Islamophobia Summit Opens in Bosnian Capital

Fuente: 
Balkan Insight
Fecha de publicación: 
24 Jun 2016

The first European Islamophobia Summit opens on Friday in the Bosnian capital, Sarajevo. Lasting until June 26, it will bring together European and US political, academic and civil-society leaders with the goal of finding solutions to the challenge of Islamophobia and anti-Muslim hate crimes in Europe.

Farid Hafez of Salzburg University, who is the academic advisor to the summit, told BIRN that Islamophobia had reached a worrying dimension in Europe.

“If we look back to what happened in the refugees crisis in 2015, we see that Islamophobia is spreading also in countries where there are no Muslims, like in Eastern Europe,” Hafez said.

He noted also that Islamophobia is becoming a mainstream phenomenon, no longer relegated exclusively to the fringe and to far-right parties.

Confirmed participants at the summit include former British Foreign Secretary Jack Straw, the chairman of Bosnia’s Presidency, Bakir Izetbegovic, the French founder of Médecins Sans Frontières, Bernard Kouchner, the international media anchor, Mehdi Hassan, and the former Spanish Prime Minister, Jose Luis Zapatero, amongst others.

Representatives will come from 17 European nations and different faith communities.

“We hope that having such high-profile participants will help spreading awareness about rising Islamophobia,” Hafez stressed.

Research quoted by the European Islamophobia Forum show a sharp rise in anti-Muslim hate crimes in the past five years in several European countries. 

A 2014 study by the Pew Research Centre found that at least half of the respondents surveyed in Italy, Greece and Poland held a negative opinion about Muslims living in their country.

“Against calls by US Presidential candidate Donald Trump for a ban on Muslims entering the US and Hungary’s Prime Minister and the upcoming EU President and Slovak Prime Minister both stating Islam has no place in their countries, the need for a summit ... against Islamophobia is timelier than ever,” a press release of the European Islamophobia Forum said.

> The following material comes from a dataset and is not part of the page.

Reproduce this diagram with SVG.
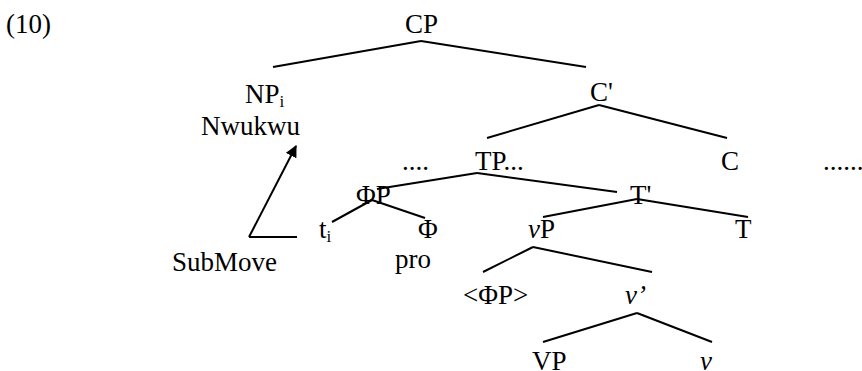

Rising Islamophobia is a concern also for Bosnian Muslims, who are worried about the increasingly negative perception of Islam in Europe, BIRN reported, and whose long-standing tradition of tolerance now confronts the threat of religious extremism.

According to Hafez, the decision to organise the summit in Sarajevo has major symbolic value.

“We chose to organise this summit in Sarajevo for two main reasons: first, Sarajevo has a centuries-long tradition of tolerance between different religious communities”, he told BIRN.

“Besides that, Sarajevo should also be considered as a warning, considering the war [in Bosnia] during the 1990s and the fact that the worst genocide since World War II in Europe took place in Bosnia,” Hafez noted.

He was referring to the killing of more than 8,000 Bosniak men and boys in Srebrenica in eastern Bosnia by the Bosnian Serb Army in 1995.